Answer choice (B) mirrors this flaw. The conclusion is that [harsh] reviews actually benefit actors' careers. Why? Because, again, "most of the really prestigious acting awards have gone to actors who have had performances of theirs reviewed harshly." But again, this is nonsensical. How many actors win each award? One. So, once more, it stands to reason that the majority of actors who are subjected to harsh criticism get no benefit therefrom!

One way to articulate the flaw is shifting "denominators" - the premises are about a select group (winners), whereas the conclusion is about a much larger group of people (many political candidates, many actors).

Hope this helps! Please let us know if you have any additional questions.

Julie-V on July 27, 2019

I correctly chose (B) as the correct answer, but when reviewing this question I had a hard time eliminating (D). Can someone explain why it doesn't closely parallel the flaw in the stimulus? Thanks!

Irina on July 28, 2019

@Julie,

The flawed reasoning in the stimulus is as follows:

-political candidates object to adverse advertising
-but advertising actually benefits them as most elections have been won by candidates who were the target of adverse advertising.

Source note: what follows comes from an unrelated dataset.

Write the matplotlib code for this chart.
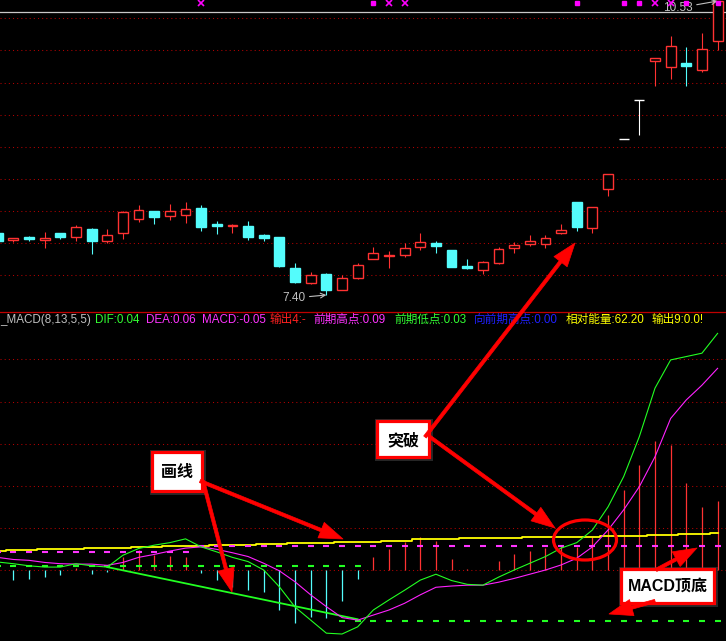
import numpy as np
import matplotlib
matplotlib.use('Agg')
import matplotlib.pyplot as plt
import matplotlib.transforms as mtransforms
from matplotlib.patches import Rectangle, Ellipse, FancyArrowPatch

plt.rcParams['font.family'] = ['Liberation Sans', 'Noto Sans CJK SC', 'DejaVu Sans']

# ---------------- K线 ----------------
opens = [8.06, 7.99, 8.02, 7.99, 8.06, 8.02, 8.10, 7.97, 8.06, 8.21,
         8.29, 8.24, 8.25, 8.33, 8.16, 8.13, 8.13, 8.04, 8.02, 7.69,
         7.53, 7.62, 7.45, 7.58, 7.78, 7.82, 7.83, 7.91, 7.95, 7.88,
         7.71, 7.67, 7.74, 7.90, 7.94, 7.94, 8.06, 8.39, 8.11, 8.53,
         9.06, 9.48, 9.89, 9.83, 9.87, 9.80, 10.10]
highs = [8.07, 8.01, 8.03, 8.07, 8.06, 8.15, 8.11, 8.10, 8.29, 8.36,
         8.29, 8.37, 8.39, 8.36, 8.19, 8.16, 8.19, 8.05, 8.02, 7.74,
         7.64, 7.63, 7.61, 7.74, 7.91, 7.87, 7.95, 8.06, 7.97, 7.88,
         7.78, 7.76, 7.91, 7.96, 8.04, 8.04, 8.16, 8.39, 8.34, 8.69,
         9.06, 9.48, 9.92, 10.16, 10.04, 10.19, 10.53]
lows = [7.97, 7.96, 7.97, 7.90, 8.00, 7.97, 7.84, 7.95, 8.00, 8.18,
        8.16, 8.20, 8.17, 8.08, 8.05, 8.06, 7.99, 7.97, 7.70, 7.53,
        7.52, 7.40, 7.45, 7.57, 7.78, 7.69, 7.80, 7.88, 7.85, 7.70,
        7.68, 7.62, 7.73, 7.85, 7.92, 7.90, 8.05, 8.08, 8.06, 8.45,
        9.06, 9.10, 9.62, 9.70, 9.63, 9.77, 10.01]
closes = [7.98, 8.01, 8.00, 8.01, 8.02, 8.12, 7.98, 8.04, 8.28, 8.30,
          8.23, 8.29, 8.32, 8.12, 8.14, 8.15, 8.02, 8.01, 7.71, 7.54,
          7.61, 7.45, 7.58, 7.72, 7.85, 7.83, 7.90, 7.96, 7.92, 7.70,
          7.69, 7.75, 7.89, 7.93, 7.97, 8.01, 8.09, 8.12, 8.34, 8.69,
          9.06, 9.48, 9.92, 10.05, 9.84, 10.02, 10.53]
white_bars = [40, 41]
low_idx, low_price = 21, 7.40
high_idx, high_price = 46, 10.53

# 顶部信号
sig_box = [24, 37, 40, 41, 44, 46]
sig_x = [13, 25, 26, 42, 43]

# ---------------- MACD ----------------
dif = [0.019, 0.015, 0.010, 0.007, 0.007, 0.015, 0.010, 0.007, 0.035, 0.051,
       0.059, 0.065, 0.074, 0.055, 0.043, 0.030, 0.020, 0.000, -0.040, -0.088,
       -0.119, -0.150, -0.152, -0.135, -0.095, -0.071, -0.048, -0.024, -0.010, -0.025,
       -0.034, -0.036, -0.017, 0.000, 0.016, 0.032, 0.052, 0.065, 0.095, 0.150,
       0.222, 0.317, 0.432, 0.499, 0.507, 0.515, 0.562]
dea = [0.030, 0.025, 0.023, 0.018, 0.015, 0.014, 0.014, 0.011, 0.018, 0.030,
       0.037, 0.045, 0.052, 0.055, 0.049, 0.041, 0.032, 0.016, -0.002, -0.028,
       -0.059, -0.087, -0.113, -0.119, -0.107, -0.095, -0.079, -0.059, -0.041, -0.038,
       -0.036, -0.036, -0.029, -0.020, -0.010, 0.000, 0.012, 0.028, 0.055, 0.095,
       0.143, 0.198, 0.269, 0.360, 0.404, 0.439, 0.479]
macd = [-0.020, -0.023, -0.021, -0.016, -0.011, 0.005, -0.009, -0.005, 0.031, 0.047,
        0.036, 0.033, 0.031, -0.007, -0.023, -0.040, -0.048, -0.052, -0.095, -0.125,
        -0.112, -0.113, -0.073, -0.021, 0.031, 0.051, 0.067, 0.079, 0.069, 0.027,
        0.002, 0.000, 0.022, 0.038, 0.044, 0.052, 0.057, 0.055, 0.079, 0.131,
        0.190, 0.249, 0.306, 0.297, 0.206, 0.150, 0.163]
energy = [0.044, 0.047, 0.047, 0.049, 0.049, 0.049, 0.052, 0.052, 0.052, 0.054,
          0.054, 0.056, 0.056, 0.057, 0.059, 0.059, 0.059, 0.062, 0.062, 0.063,
          0.063, 0.063, 0.066, 0.066, 0.067, 0.070, 0.070, 0.073, 0.073, 0.073,
          0.076, 0.076, 0.076, 0.076, 0.078, 0.078, 0.078, 0.078, 0.078, 0.081,
          0.081, 0.081, 0.083, 0.083, 0.086, 0.086, 0.089]
prev_high = [(0, 12, 0.042), (13, 46, 0.056)]
prev_low = [(0, 23, 0.010), (22, 46, -0.120)]
trend_i = [7, 23]
trend_v = [0.007, -0.117]

header = ["_MACD(8,13,5,5)", "DIF:0.04", "DEA:0.06", "MACD:-0.05", "输出4:-",
          "前期高点:0.09", "前期低点:0.03", "向前期高点:0.00", "相对能量:62.20", "输出9:0.0!"]
header_colors = ['#c0c0c0', '#33ff33', '#ff33ff', '#ff33ff', '#ff2020',
                 '#ff33ff', '#33ff33', '#2020ff', '#ffff00', '#ffff00']

# ---------------- 画布 ----------------
W, H = 726, 641
split = 312
step, x0 = 15.65, -2.3
xlim = (-x0 / step, (W - x0) / step)
red, cyan = '#ff3232', '#54fcfc'
grid_red = '#b40000'
dots = (0, (1, 3))

fig = plt.figure(figsize=(W / 100, H / 100), dpi=100, facecolor='black')
ax1 = fig.add_axes([0, 1 - split / H, 1, split / H])
ax2 = fig.add_axes([0, 0, 1, 1 - split / H])
for ax in (ax1, ax2):
    ax.set_axis_off()
    ax.set_xlim(*xlim)

# 主图
ax1.set_ylim(7.219, 10.541)
for row in 18.3 + 32.1 * np.arange(9):
    ax1.plot([0, 1], [1 - row / split] * 2, transform=ax1.transAxes,
             color=grid_red, lw=0.75, ls=dots, zorder=0)
ax1.plot([0, 1], [1 - 12.3 / split] * 2, transform=ax1.transAxes,
         color='#c8c8c8', lw=0.9, zorder=1)

bw = 0.63
for i in range(len(opens)):
    o, h, l, c = opens[i], highs[i], lows[i], closes[i]
    if i in white_bars:
        col, face = 'white', 'white'
    elif c >= o:
        col, face = red, 'black'
    else:
        col, face = cyan, cyan
    ax1.vlines(i, l, h, color=col, lw=0.8, zorder=2)
    ax1.add_patch(Rectangle((i - bw / 2, min(o, c)), bw, abs(c - o),
                            facecolor=face, edgecolor=col, lw=1.0, zorder=3))

ax1.annotate(f"{low_price:.2f}", xy=(low_idx, low_price), xytext=(-21, -3),
             textcoords='offset pixels', ha='right', va='center', color='#c0c0c0',
             fontsize=8.5, arrowprops=dict(arrowstyle='->', color='#c0c0c0', lw=0.8,
                                           shrinkA=1, shrinkB=0))
ax1.annotate(f"{high_price:.2f}", xy=(high_idx, high_price), xytext=(-25, -7),
             textcoords='offset pixels', ha='right', va='center', color='#c0c0c0',
             fontsize=8.5, arrowprops=dict(arrowstyle='->', color='#c0c0c0', lw=0.8,
                                           shrinkA=1, shrinkB=0))

trans = mtransforms.blended_transform_factory(ax1.transData, ax1.transAxes)
ax1.plot(sig_box, [0.991] * len(sig_box), transform=trans, ls='none', marker='s',
         ms=3.5, color='#ff00ff', zorder=5, clip_on=False)
ax1.plot(sig_x, [0.991] * len(sig_x), transform=trans, ls='none', marker='x',
         ms=4, mew=1.2, color='#ff00ff', zorder=5, clip_on=False)

# 副图 MACD
ax2.set_ylim(-0.1686, 0.6128)
for g in np.arange(0, 0.51, 0.1):
    ax2.axhline(g, color=grid_red, lw=0.75, ls=dots, zorder=0)
idx = np.arange(len(macd))
ax2.vlines(idx, 0, macd, colors=[red if v > 0 else cyan for v in macd], lw=0.9, zorder=1)
ax2.plot(idx, energy, color='#ffff00', lw=1.3, drawstyle='steps-mid', zorder=2)
for a, b, v in prev_high:
    ax2.plot(idx[a:b + 1], [v] * (b - a + 1), ls='none', marker='_', ms=4.5, mew=1.5,
             color='#ff33ff', zorder=2)
for a, b, v in prev_low:
    ax2.plot(idx[a:b + 1], [v] * (b - a + 1), ls='none', marker='_', ms=4.5, mew=1.5,
             color='#22ff22', zorder=2)
ax2.plot(trend_i, trend_v, color='#22ff22', lw=1.3, zorder=3)
ax2.plot(idx, dea, color='#ff22ff', lw=0.8, zorder=3)
ax2.plot(idx, dif, color='#22ff22', lw=0.8, zorder=4)

# 覆盖层: 标题与标注 (像素坐标)
ov = fig.add_axes([0, 0, 1, 1])
ov.set_xlim(0, W)
ov.set_ylim(H, 0)
ov.set_axis_off()
ov.plot([0, W], [split, split], color='#c00000', lw=0.9)

header_x = [0, 95, 146, 202, 270, 313, 394, 474, 566, 652]
for s, c, x in zip(header, header_colors, header_x):
    ov.text(x, 320, s, color=c, fontsize=8.4, ha='left', va='center')

boxes = [(152, 452, 50, 39, "画线"), (377, 421, 52, 36, "突破"), (621, 569, 93, 34, "MACD顶底")]
arrows = [((200, 481), (343, 539)), ((203, 481), (232, 592)),
          ((425, 437), (575, 243)), ((430, 437), (555, 528)),
          ((656, 570), (697, 548)), ((655, 601), (609, 614))]

for bx, by, bw_, bh, label in boxes:
    ov.add_patch(Rectangle((bx - 2, by - 2), bw_ + 6, bh + 6, facecolor='#555555',
                           alpha=0.45, edgecolor='none', zorder=5))
    ov.add_patch(Rectangle((bx, by), bw_, bh, facecolor='white', edgecolor='#ff0000',
                           lw=2.3, zorder=6))
    ov.text(bx + bw_ / 2, by + bh / 2 + 1, label, color='black', fontsize=11.5,
            weight='bold', ha='center', va='center', zorder=7)

for p, q in arrows:
    ov.add_patch(FancyArrowPatch(p, q, arrowstyle='simple,head_length=1.7,head_width=1.2,tail_width=0.24',
                                 mutation_scale=10, facecolor='#ff0000', edgecolor='#ff0000',
                                 lw=0.5, shrinkA=0, shrinkB=0, zorder=8))
ov.add_patch(Ellipse((585, 540), 63, 40, fill=False, edgecolor='#ff0000', lw=2.3, zorder=8))

fig.savefig('out.png', dpi=100, facecolor='black')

This is a correlation/ causation flaw, just because most elections have been won by candidates who were the targets of adverse advertising does not mean the advertising made them win the election.

Let's compare it to (D)

-film critics dislike horror films
-but such films are bound to be successful

To parallel the original reasoning, we would expect a statement that argues that horror films benefit the critics instead of the fact that they are bound to be successful. This set of facts does not demonstrate any correlation as opposed to the stimulus.

Does this make sense?

Let me know if you have any other questions.